# Start of Data extract

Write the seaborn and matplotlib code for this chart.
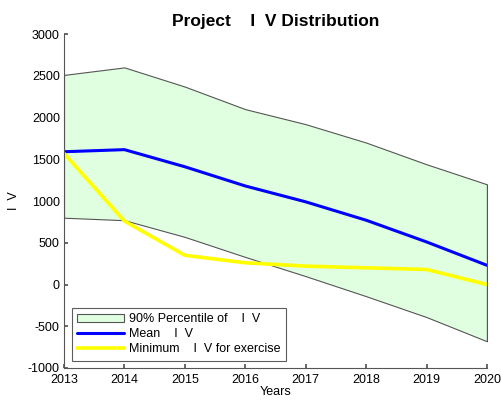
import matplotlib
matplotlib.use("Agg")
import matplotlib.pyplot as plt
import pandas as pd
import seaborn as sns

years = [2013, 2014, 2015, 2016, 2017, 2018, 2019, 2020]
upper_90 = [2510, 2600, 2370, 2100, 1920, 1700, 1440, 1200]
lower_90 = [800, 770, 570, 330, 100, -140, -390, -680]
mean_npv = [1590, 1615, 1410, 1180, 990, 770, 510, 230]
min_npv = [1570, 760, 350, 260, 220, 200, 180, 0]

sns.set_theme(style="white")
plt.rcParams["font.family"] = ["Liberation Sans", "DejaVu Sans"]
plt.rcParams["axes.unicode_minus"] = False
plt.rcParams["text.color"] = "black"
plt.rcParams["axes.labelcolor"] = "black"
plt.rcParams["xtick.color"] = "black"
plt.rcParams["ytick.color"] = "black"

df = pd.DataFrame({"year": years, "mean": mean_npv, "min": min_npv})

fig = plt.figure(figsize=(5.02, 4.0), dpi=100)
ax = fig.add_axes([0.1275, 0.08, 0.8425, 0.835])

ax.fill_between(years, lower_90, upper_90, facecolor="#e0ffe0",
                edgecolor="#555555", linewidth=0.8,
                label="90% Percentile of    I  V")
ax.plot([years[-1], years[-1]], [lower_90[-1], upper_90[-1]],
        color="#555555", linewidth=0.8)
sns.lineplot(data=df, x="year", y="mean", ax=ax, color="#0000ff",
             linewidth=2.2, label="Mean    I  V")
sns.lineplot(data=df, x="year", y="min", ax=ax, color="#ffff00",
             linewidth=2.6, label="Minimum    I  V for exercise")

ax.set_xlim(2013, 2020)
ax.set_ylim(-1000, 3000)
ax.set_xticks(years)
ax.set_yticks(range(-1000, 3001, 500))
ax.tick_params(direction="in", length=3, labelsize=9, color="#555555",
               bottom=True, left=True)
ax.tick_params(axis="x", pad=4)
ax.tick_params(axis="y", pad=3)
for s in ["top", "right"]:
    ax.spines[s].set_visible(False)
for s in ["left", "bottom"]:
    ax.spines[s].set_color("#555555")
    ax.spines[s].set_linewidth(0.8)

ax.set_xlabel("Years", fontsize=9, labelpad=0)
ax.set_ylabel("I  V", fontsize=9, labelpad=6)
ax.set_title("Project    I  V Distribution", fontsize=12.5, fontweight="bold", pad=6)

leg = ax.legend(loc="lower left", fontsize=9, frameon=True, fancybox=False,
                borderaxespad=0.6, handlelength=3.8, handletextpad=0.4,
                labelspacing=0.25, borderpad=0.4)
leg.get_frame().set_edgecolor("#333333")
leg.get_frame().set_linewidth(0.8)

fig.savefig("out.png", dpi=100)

# End of Data extract

- _Direction_: Transcribe the whole listing exactly. Pictures are excluded.

- _Response_:
Write the seaborn and matplotlib code for this chart.
import matplotlib
matplotlib.use("Agg")
import matplotlib.pyplot as plt
import pandas as pd
import seaborn as sns

years = [2013, 2014, 2015, 2016, 2017, 2018, 2019, 2020]
upper_90 = [2510, 2600, 2370, 2100, 1920, 1700, 1440, 1200]
lower_90 = [800, 770, 570, 330, 100, -140, -390, -680]
mean_npv = [1590, 1615, 1410, 1180, 990, 770, 510, 230]
min_npv = [1570, 760, 350, 260, 220, 200, 180, 0]

sns.set_theme(style="white")
plt.rcParams["font.family"] = ["Liberation Sans", "DejaVu Sans"]
plt.rcParams["axes.unicode_minus"] = False
plt.rcParams["text.color"] = "black"
plt.rcParams["axes.labelcolor"] = "black"
plt.rcParams["xtick.color"] = "black"
plt.rcParams["ytick.color"] = "black"

df = pd.DataFrame({"year": years, "mean": mean_npv, "min": min_npv})

fig = plt.figure(figsize=(5.02, 4.0), dpi=100)
ax = fig.add_axes([0.1275, 0.08, 0.8425, 0.835])

ax.fill_between(years, lower_90, upper_90, facecolor="#e0ffe0",
                edgecolor="#555555", linewidth=0.8,
                label="90% Percentile of    I  V")
ax.plot([years[-1], years[-1]], [lower_90[-1], upper_90[-1]],
        color="#555555", linewidth=0.8)
sns.lineplot(data=df, x="year", y="mean", ax=ax, color="#0000ff",
             linewidth=2.2, label="Mean    I  V")
sns.lineplot(data=df, x="year", y="min", ax=ax, color="#ffff00",
             linewidth=2.6, label="Minimum    I  V for exercise")

ax.set_xlim(2013, 2020)
ax.set_ylim(-1000, 3000)
ax.set_xticks(years)
ax.set_yticks(range(-1000, 3001, 500))
ax.tick_params(direction="in", length=3, labelsize=9, color="#555555",
               bottom=True, left=True)
ax.tick_params(axis="x", pad=4)
ax.tick_params(axis="y", pad=3)
for s in ["top", "right"]:
    ax.spines[s].set_visible(False)
for s in ["left", "bottom"]:
    ax.spines[s].set_color("#555555")
    ax.spines[s].set_linewidth(0.8)

ax.set_xlabel("Years", fontsize=9, labelpad=0)
ax.set_ylabel("I  V", fontsize=9, labelpad=6)
ax.set_title("Project    I  V Distribution", fontsize=12.5, fontweight="bold", pad=6)

leg = ax.legend(loc="lower left", fontsize=9, frameon=True, fancybox=False,
                borderaxespad=0.6, handlelength=3.8, handletextpad=0.4,
                labelspacing=0.25, borderpad=0.4)
leg.get_frame().set_edgecolor("#333333")
leg.get_frame().set_linewidth(0.8)

fig.savefig("out.png", dpi=100)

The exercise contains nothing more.